Cartoon Protesters Attack Western Businesses
Protesters ransacked Western businesses in the city of Lahore and stormed a diplomatic enclave in the capital last Tuesday to vent their anger over caricatures of the prophet Muhammad. It was the worst such violence in Pakistan since the cartoon controversy erupted last month. Protesters in the historic eastern city burned a hotel, two banks, a KFC restaurant and the office of Telenor, a Norwegian telecom company.
Two defenseless movie theaters and several vehicles also suffered from the zealous violent protestors, who protesting against intolerance and stereoptypical images in the West of Muslims as being violent. In Islamabad, the capital of Pakistan, hundreds of young men pushed past security guards and made their way into the heart of the main enclave for foreign embassies. Again, part of protests against the perception the West and indeed much of the world has of Muslims as overly violent.

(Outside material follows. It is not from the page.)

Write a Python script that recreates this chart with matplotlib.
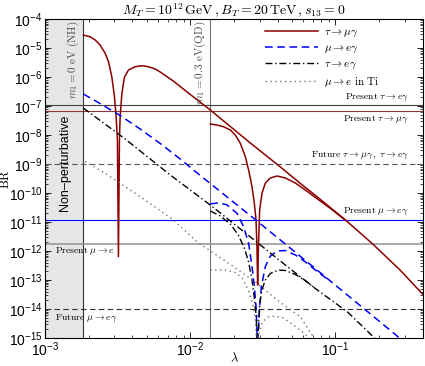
import matplotlib
matplotlib.use('Agg')
import matplotlib.pyplot as plt
from matplotlib.ticker import LogLocator, NullFormatter

plt.rcParams['mathtext.fontset'] = 'cm'
plt.rcParams['font.family'] = ['Liberation Sans', 'DejaVu Sans']

# lambda positions of the two reference lines
lam_nh = 0.00183
lam_qd = 0.01374

# tau -> mu gamma, NH branch (m1 = 0)
lam_tmg1 = [0.001836, 0.002042, 0.002213, 0.002394, 0.002594, 0.002734, 0.002884, 0.003006,
            0.003088, 0.00315, 0.003202, 0.003253, 0.00329, 0.003381, 0.003524, 0.003753,
            0.004176, 0.004645, 0.005158, 0.005736, 0.006211, 0.007634, 0.01, 0.01374,
            0.02593, 0.04176, 0.05736, 0.0788, 0.1173, 0.1828, 0.2805, 0.4046]
br_tmg1 = [2.8e-5, 2.45e-5, 1.9e-5, 1.27e-5, 6.6e-6, 3.4e-6, 1.0e-6, 2.1e-7,
           4.3e-8, 6.7e-9, 6.4e-13, 6.7e-9, 4.3e-8, 2.7e-7, 1.0e-6, 1.74e-6,
           2.27e-6, 2.45e-6, 2.27e-6, 1.89e-6, 1.49e-6, 7.3e-7, 2.5e-7, 7.3e-8,
           5.3e-9, 7.9e-10, 2.13e-10, 6.0e-11, 1.17e-11, 1.65e-12, 2.13e-13, 3.0e-14]

# tau -> mu gamma, QD branch
lam_tmg2 = [0.01374, 0.01528, 0.01697, 0.01888, 0.02043, 0.02212, 0.02395, 0.02523,
            0.02663, 0.02763, 0.02838, 0.02884, 0.02911, 0.02944, 0.03006, 0.03122,
            0.03289, 0.03561, 0.03963, 0.04519, 0.05297, 0.06209, 0.07278, 0.09237, 0.1173]
br_tmg2 = [2.39e-8, 2.21e-8, 1.93e-8, 1.49e-8, 1.0e-8, 5.2e-9, 1.79e-9, 6.2e-10,
           1.65e-10, 4.4e-11, 1.17e-11, 1.08e-12, 6.7e-14, 1.08e-12, 2.6e-11, 1.0e-10,
           2.2e-10, 3.3e-10, 3.86e-10, 3.3e-10, 2.2e-10, 1.27e-10, 7.0e-11, 2.92e-11, 1.15e-11]

# mu -> e gamma
lam_meg1 = [0.001836, 0.002394, 0.00329, 0.00452, 0.006211, 0.008531, 0.01172, 0.01374,
            0.0272, 0.04176, 0.07047, 0.1211, 0.2512, 0.2805]
br_meg1 = [2.6e-7, 1.22e-7, 4.7e-8, 1.61e-8, 5.1e-9, 1.49e-9, 4.0e-10, 2.13e-10,
           1.37e-11, 2.39e-12, 2.81e-13, 3.0e-14, 1.49e-15, 9.3e-16]
lam_meg2 = [0.01374, 0.01567, 0.01791, 0.02099, 0.02331, 0.02523, 0.02663, 0.02763,
            0.02852, 0.02895, 0.02958, 0.03006, 0.03088, 0.03289, 0.03561, 0.03963,
            0.04519, 0.05297, 0.06209, 0.07278, 0.09237]
br_meg2 = [4.2e-11, 4.6e-11, 3.9e-11, 2.0e-11, 6.9e-12, 1.84e-12, 2.9e-13, 5.9e-14,
           9.2e-15, 5e-16, 2.45e-15, 1.2e-14, 5.9e-14, 2.9e-13, 6.7e-13, 1.0e-12,
           1.04e-12, 7.3e-13, 4.2e-13, 2.2e-13, 8.9e-14]

# tau -> e gamma
lam_teg1 = [0.001836, 0.003562, 0.007278, 0.01374, 0.02395, 0.04176, 0.07047, 0.1211,
            0.1799, 0.1919]
br_teg1 = [8.5e-8, 7.3e-9, 4.2e-10, 3.86e-11, 4.2e-12, 4.5e-13, 5.7e-14, 7.9e-15,
           1.17e-15, 8.5e-16]
lam_teg2 = [0.01374, 0.0161, 0.01888, 0.02143, 0.02357, 0.02523, 0.02663, 0.02763,
            0.02852, 0.02895, 0.02958, 0.03006, 0.03112, 0.03289, 0.03561, 0.04046,
            0.04519, 0.05297, 0.06209, 0.07278]
br_teg2 = [2.4e-11, 1.61e-11, 8.5e-12, 3.56e-12, 1.27e-12, 4.2e-13, 1.0e-13, 2.4e-14,
           4.9e-15, 3e-16, 3.56e-15, 1.37e-14, 4.5e-14, 1.0e-13, 1.68e-13, 2.2e-13,
           2.13e-13, 1.55e-13, 9.6e-14, 5.1e-14]

# mu -> e conversion in Ti
lam_mec1 = [0.001888, 0.002594, 0.00452, 0.00767, 0.01112, 0.01989, 0.02884, 0.03963,
            0.05736, 0.07047, 0.0728]
br_mec1 = [1.22e-9, 4.8e-10, 7.5e-11, 1.17e-11, 2.09e-12, 2.88e-13, 7.7e-14, 2.04e-14,
           5.4e-15, 1.08e-15, 8e-16]
lam_mec2 = [0.01374, 0.01743, 0.02043, 0.02284, 0.02512, 0.02677, 0.02807, 0.02895,
            0.02968, 0.03137, 0.03451, 0.03853, 0.04375, 0.05131, 0.0601, 0.06831]
br_mec2 = [2.2e-13, 2.2e-13, 1.81e-13, 1.17e-13, 4.5e-14, 1.61e-14, 4.2e-15, 3e-16,
           1.37e-15, 3.56e-15, 5.3e-15, 5.7e-15, 4.9e-15, 2.81e-15, 1.49e-15, 8.5e-16]

# experimental bounds
bound_teg = 1.1e-7
bound_tmg = 6.8e-8
bound_tau_future = 1e-9
bound_meg = 1.2e-11
bound_mec = 1.7e-12
bound_meg_future = 1e-14

red = '#8b0000'
blue = '#0000ff'

fig = plt.figure(figsize=(4.25, 3.66), dpi=100)
ax = fig.add_axes([0.106, 0.0765, 0.889, 0.8715])
ax.set_xscale('log')
ax.set_yscale('log')
ax.set_xlim(1e-3, 0.4)
ax.set_ylim(1e-15, 1e-4)

ax.axvspan(1e-3, lam_nh, color='0.9', lw=0, zorder=0)
ax.axvline(lam_nh, color='0.2', lw=0.8)
ax.axvline(lam_qd, color='0.45', lw=0.8)

ax.axhline(bound_teg, color='0.25', lw=0.8)
ax.axhline(bound_tmg, color='#8b3a3a', lw=0.8)
ax.axhline(bound_tau_future, color='0.35', lw=0.8, dashes=(5, 3))
ax.axhline(bound_meg, color=blue, lw=0.8)
ax.axhline(bound_mec, color='0.6', lw=1.2)
ax.axhline(bound_meg_future, color='0.2', lw=0.8, dashes=(5, 3))

l1, = ax.plot(lam_tmg1, br_tmg1, color=red, lw=1.1)
ax.plot(lam_tmg2, br_tmg2, color=red, lw=1.1)
l2, = ax.plot(lam_meg1, br_meg1, color=blue, lw=1.1, dashes=(5, 3))
ax.plot(lam_meg2, br_meg2, color=blue, lw=1.1, dashes=(5, 3))
l3, = ax.plot(lam_teg1, br_teg1, color='k', lw=1.0, dashes=(5, 2, 1, 2))
ax.plot(lam_teg2, br_teg2, color='k', lw=1.0, dashes=(5, 2, 1, 2))
l4, = ax.plot(lam_mec1, br_mec1, color='0.45', lw=1.0, dashes=(1, 2.5))
ax.plot(lam_mec2, br_mec2, color='0.45', lw=1.0, dashes=(1, 2.5))

ax.legend([l1, l2, l3, l4],
          [r'$\tau\to\mu\gamma$', r'$\mu\to e\gamma$', r'$\tau\to e\gamma$',
           r'$\mu\to e\ {\rm in\ Ti}$'],
          loc='upper left', bbox_to_anchor=(0.582, 0.975), frameon=False, borderpad=0,
          borderaxespad=0, fontsize=8, handlelength=4.8, labelspacing=0.32,
          handletextpad=0.5)

tfs = 7
yt = ax.get_yaxis_transform()
ax.text(0.963, 1.3e-7, r'${\rm Present}\ \tau\to e\gamma$', transform=yt,
        ha='right', va='bottom', fontsize=tfs)
ax.text(0.963, 5.5e-8, r'${\rm Present}\ \tau\to \mu\gamma$', transform=yt,
        ha='right', va='top', fontsize=tfs)
ax.text(0.963, 1.25e-9, r'${\rm Future}\ \tau\to\mu\gamma\,,\ \tau\to e\gamma$',
        transform=yt, ha='right', va='bottom', fontsize=tfs)
ax.text(0.963, 1.45e-11, r'${\rm Present}\ \mu\to e\gamma$', transform=yt,
        ha='right', va='bottom', fontsize=tfs)
ax.text(0.026, 1.0e-12, r'${\rm Present}\ \mu\to e$', transform=yt,
        ha='left', va='center', fontsize=tfs)
ax.text(0.026, 5.0e-15, r'${\rm Future}\ \mu\to e\gamma$', transform=yt,
        ha='left', va='center', fontsize=tfs)

ax.text(0.00176, 9e-5, r'$m_1 = 0\ {\rm eV\ (NH)}$', rotation=90, ha='right', va='top',
        fontsize=8, color='0.3')
ax.text(0.0132, 9e-5, r'$m_1 = 0.3\ {\rm eV (QD)}$', rotation=90, ha='right', va='top',
        fontsize=8, color='0.3')
ax.text(0.00137, 1.1e-9, 'Non\u2013perturbative', rotation=90, ha='center', va='center',
        fontsize=9)

ax.set_title(r'$M_T = 10^{12}\,{\rm GeV}\,, B_T = 20\,{\rm TeV}\,, s_{13} = 0$',
             fontsize=10, pad=2)
ax.set_xlabel(r'$\lambda$', fontsize=9, labelpad=-5)
ax.set_ylabel(r'${\rm BR}$', fontsize=9)
ax.yaxis.set_label_coords(-0.088, 0.5)

ax.yaxis.set_major_locator(LogLocator(base=10, numticks=20))
ax.yaxis.set_minor_locator(LogLocator(base=10, subs=range(2, 10), numticks=20))
ax.yaxis.set_minor_formatter(NullFormatter())
ax.tick_params(which='both', direction='in', top=True, right=True, labelsize=10, pad=2)
ax.tick_params(which='major', length=4, width=0.6)
ax.tick_params(which='minor', length=2, width=0.5)
for s in ax.spines.values():
    s.set_linewidth(0.8)

fig.savefig('out.png', dpi=100)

The protestors calling for increased respect for their religion are sure to get it after they vandalized cars, smashed windows at a branch of the British bank Standard Chartered, and shouted slogans such as "Expel European Ambassadors" and "Death to Denmark," the country where the cartoons originally were published in a newspaper five months ago. Many in the world charge that the protests are being manipulated by governments. It is hard to see how this would not be the case.